Tantangan dalam Penerimaan Pendanaan
Pendanaan filantropi, meski sumbernya bisa jadi berbeda, memiliki tantangannya tersendiri. Sebagai gambaran, pendanaan perusahaan sering kali harus selaras dengan program CSR perusahaan. Padahal, program CSR sering kali dibuat sebagai program per tahun sehingga skemanya bersifat jangka pendek. Kemudian, ada kepentingan lain dalam pendanaan dari perusahaan yaitu kepentingan publikasi dan reputasi perusahaan yang sebetulnya berkaitan juga dengan pelaporan kegiatan. Karena skemanya merupakan skema jangka pendek, dana yang disediakan pun bisa jadi lebih terbatas sesuai dengan linimasa yang sudah ditentukan oleh perusahaan.
Sementara itu, lembaga filantropi yang dapat mengakses pendanaan dari pemerintah juga menghadapi persoalan tersendiri. Salah satunya adalah pemenuhan persyaratan dana padanan serta beban administratif berkas dan tahapan birokrasi yang lebih banyak. Selain itu, tidak semua lembaga filantropi memiliki akses pendanaan dari pemerintah sehingga filantropi agama melalui kontribusi zakat, wakaf, dan donasi dari masyarakat menjadi sumber penting untuk menambah pembiayaan di sektor filantropi.
Dari seluruh jenis pendanaan yang mungkin menjadi sumber pendanaan filantropi, salah satu masalah yang cukup krusial dan perlu diperhatikan lebih lanjut adalah mengenai akuntabilitas. Setiap pemberi dana, terlepas dari nominal yang diberikan, memiliki hak untuk mengetahui ke mana dana tersebut disalurkan, seperti apa program yang dilaksanakan dan seperti apa keberhasilan program tersebut.

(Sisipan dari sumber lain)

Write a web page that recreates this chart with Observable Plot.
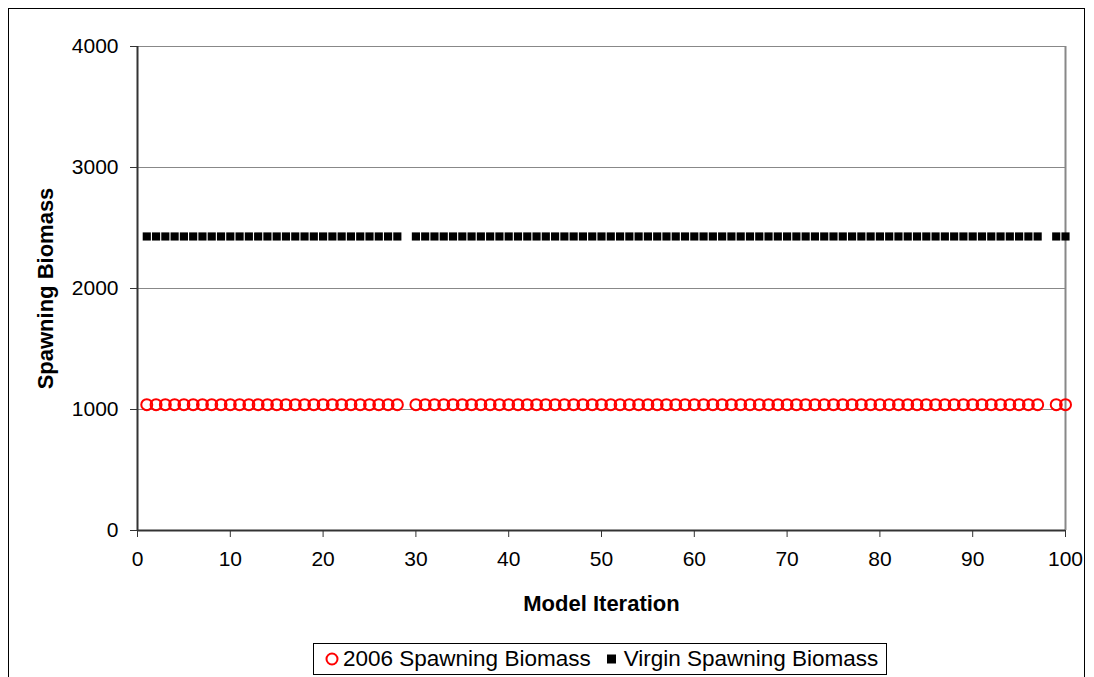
<!DOCTYPE html>
<html>
<head>
<meta charset="utf-8">
<script src="https://cdn.jsdelivr.net/npm/d3@7"></script>
<script src="https://cdn.jsdelivr.net/npm/@observablehq/plot@0.6"></script>
<style>
  html, body { margin: 0; padding: 0; background: #fff; overflow: hidden; }
  body { width: 1094px; height: 677px; position: relative; font-family: "Liberation Sans", Arial, sans-serif; }
  #frame { position: absolute; left: 8px; top: 8px; width: 1077px; height: 700px; border: 1.5px solid #000; box-sizing: border-box; pointer-events: none; }
  #chart { position: absolute; left: 0; top: 0; }
  #legend { position: absolute; left: 313px; top: 643px; width: 574px; height: 32px; border: 1.5px solid #000; box-sizing: border-box; display: flex; align-items: center; justify-content: flex-start; padding-left: 10px; font-size: 22.5px; color: #000; background: #fff; white-space: nowrap; }
  .item { display: flex; align-items: center; }
</style>
</head>
<body>
<div id="chart"></div>
<div id="frame"></div>
<div id="legend">
  <span class="item"><svg width="16" height="16"><circle cx="8" cy="8" r="5.5" fill="none" stroke="#ff0000" stroke-width="2"/></svg><span style="margin-left:3px">2006 Spawning Biomass</span></span>
  <span class="item" style="margin-left:16px"><svg width="10" height="16"><rect x="0" y="3.5" width="9" height="9" fill="#000"/></svg><span style="margin-left:7px">Virgin Spawning Biomass</span></span>
</div>
<script>
const iterations = [1,2,3,4,5,6,7,8,9,10,11,12,13,14,15,16,17,18,19,20,21,22,23,24,25,26,27,28,
  30,31,32,33,34,35,36,37,38,39,40,41,42,43,44,45,46,47,48,49,50,51,52,53,54,55,56,57,58,59,60,
  61,62,63,64,65,66,67,68,69,70,71,72,73,74,75,76,77,78,79,80,81,82,83,84,85,86,87,88,89,90,
  91,92,93,94,95,96,97,99,100];
const biomass2006 = [1040,1040,1040,1040,1040,1040,1040,1040,1040,1040,1040,1040,1040,1040,1040,1040,1040,1040,1040,1040,1040,1040,1040,1040,1040,1040,1040,1040,
  1040,1040,1040,1040,1040,1040,1040,1040,1040,1040,1040,1040,1040,1040,1040,1040,1040,1040,1040,1040,1040,1040,1040,1040,1040,1040,1040,1040,1040,1040,1040,
  1040,1040,1040,1040,1040,1040,1040,1040,1040,1040,1040,1040,1040,1040,1040,1040,1040,1040,1040,1040,1040,1040,1040,1040,1040,1040,1040,1040,1040,1040,
  1040,1040,1040,1040,1040,1040,1040,1040,1040];
const virginBiomass = [2430,2430,2430,2430,2430,2430,2430,2430,2430,2430,2430,2430,2430,2430,2430,2430,2430,2430,2430,2430,2430,2430,2430,2430,2430,2430,2430,2430,
  2430,2430,2430,2430,2430,2430,2430,2430,2430,2430,2430,2430,2430,2430,2430,2430,2430,2430,2430,2430,2430,2430,2430,2430,2430,2430,2430,2430,2430,2430,2430,
  2430,2430,2430,2430,2430,2430,2430,2430,2430,2430,2430,2430,2430,2430,2430,2430,2430,2430,2430,2430,2430,2430,2430,2430,2430,2430,2430,2430,2430,2430,
  2430,2430,2430,2430,2430,2430,2430,2430,2430];
const xTicks = [0,10,20,30,40,50,60,70,80,90,100];
const yTicks = [0,1000,2000,3000,4000];
const gridValues = [1000,2000,3000,4000];

const d2006 = iterations.map((it, i) => ({x: it, y: biomass2006[i]}));
const dVirgin = iterations.map((it, i) => ({x: it, y: virginBiomass[i]}));

const chart = Plot.plot({
  width: 1094,
  height: 640,
  marginLeft: 137,
  marginRight: 29,
  marginTop: 46,
  marginBottom: 110,
  style: {fontFamily: "'Liberation Sans', Arial, sans-serif", fontSize: "21px", color: "#000", background: "transparent"},
  x: {domain: [0, 100]},
  y: {domain: [0, 4000]},
  marks: [
    Plot.ruleY(gridValues, {stroke: "#888", strokeWidth: 1.2}),
    Plot.ruleX([100], {stroke: "#888", strokeWidth: 2}),
    Plot.ruleX([0], {stroke: "#333", strokeWidth: 2}),
    Plot.ruleY([0], {stroke: "#333", strokeWidth: 2}),
    Plot.axisX({ticks: xTicks, tickSize: 7, tickPadding: 14, tickFormat: d => String(d), label: null, fontSize: 21, stroke: "#333", fill: "#000"}),
    Plot.axisY({ticks: yTicks, tickSize: 7, tickPadding: 12, tickFormat: d => String(d), label: null, fontSize: 21, stroke: "#333", fill: "#000"}),
    Plot.dot(d2006, {x: "x", y: "y", r: 5.5, stroke: "#ff0000", strokeWidth: 2, fill: "none"}),
    Plot.dot(dVirgin, {x: "x", y: "y", symbol: "square", r: 4.6, fill: "#000", stroke: "none"}),
    Plot.text(["Model Iteration"], {frameAnchor: "bottom", dy: 65, fontWeight: "bold", fontSize: 22, fill: "#000", lineAnchor: "top"}),
    Plot.text(["Spawning Biomass"], {frameAnchor: "left", dx: -92, rotate: -90, textAnchor: "middle", fontWeight: "bold", fontSize: 22, fill: "#000"})
  ]
});
document.getElementById("chart").appendChild(chart);
</script>
</body>
</html>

Pendanaan Filantropi: Katalis Keberhasilan Capaian SDGs
Tujuan SDGs dirancang untuk bisa tercapai pada tahun 2030 – kurang dari enam tahun dari sekarang. Demi mendukung tujuan Indonesia sebagai negara, tujuan SDGs ini digaungkan di berbagai sektor, termasuk sektor filantropi. Sementara itu, salah satu tantangan utama Indonesia dalam pencapaian SDGs adalah pemerataan program. Untuk bisa menanggulangi tantangan tersebut, filantropi dapat mengambil peran sebagai katalis dalam pencapaian tujuan SDGs dalam waktu yang lebih singkat.

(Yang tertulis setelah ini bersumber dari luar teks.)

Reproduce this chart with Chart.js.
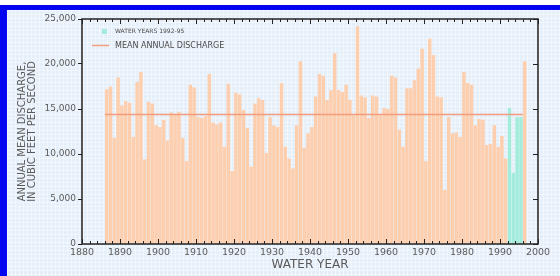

Sektor filantropi berpotensi besar untuk bisa menjadi katalis karena banyak pihak yang terlibat di dalamnya yang dapat memajukan dalam hal pendanaan, inovasi, keahlian, serta jaringan yang bisa membantu Indonesia dalam memenuhi 17 tujuan SDGs. Salah satu peran utama sektor filantropi adalah mengisi atau menjembatani pendanaan hingga pelaksanaan program antara pemerintah dan sektor swasta. Dengan adanya kolaborasi multipihak, filantropi bisa menjadi penggerak utama percepatan pencapaian SDGs di berbagai bidang seperti pengentasan kemiskinan, pemerataan pendidikan, kesehatan, dan pelestarian lingkungan.
Inovasi Pendanaan untuk Keberlanjutan Program Filantropi
Sebagai sektor yang bisa menyambungkan kolaborasi berbagai pihak, filantropi perlu memiliki konsep pendanaan inovatif yang dapat mencakup berbagai strategi. Beberapa di antaranya adalah:
- Pendanaan dengan model social impact bonds (sektor swasta membiayai program, dan ada pengembalian dana jika program sudah mencapai hasil tertentu yang disepakati)
- Pendanaan dengan model result-based financing (pendanaan diberikan dan akan ada pengembalian dana saat target sosial tertentu tercapai)
- Pendanaan crowdfunding (penggalangan dana melalui platform tertentu untuk satu tujuan, memungkinkan orang-orang menyumbang dalam jumlah variatif)
Selain itu, masih ada pendanaan inovatif lainnya yang dibuat dengan tujuan meningkatkan akuntabilitas atau pertanggungjawaban penggunaan dan penyaluran dana. Hingga pada prosesnya, tidak ada dana yang diberikan tanpa ada tindak lanjut atau laporan setelahnya.
Secara keseluruhan, pendanaan filantropi merupakan elemen penting dalam ekosistem pembiayaan pembangunan berkelanjutan di Indonesia, dan dengan pendekatan yang tepat, kontribusinya dapat secara signifikan mempercepat pencapaian target SDGs 2030.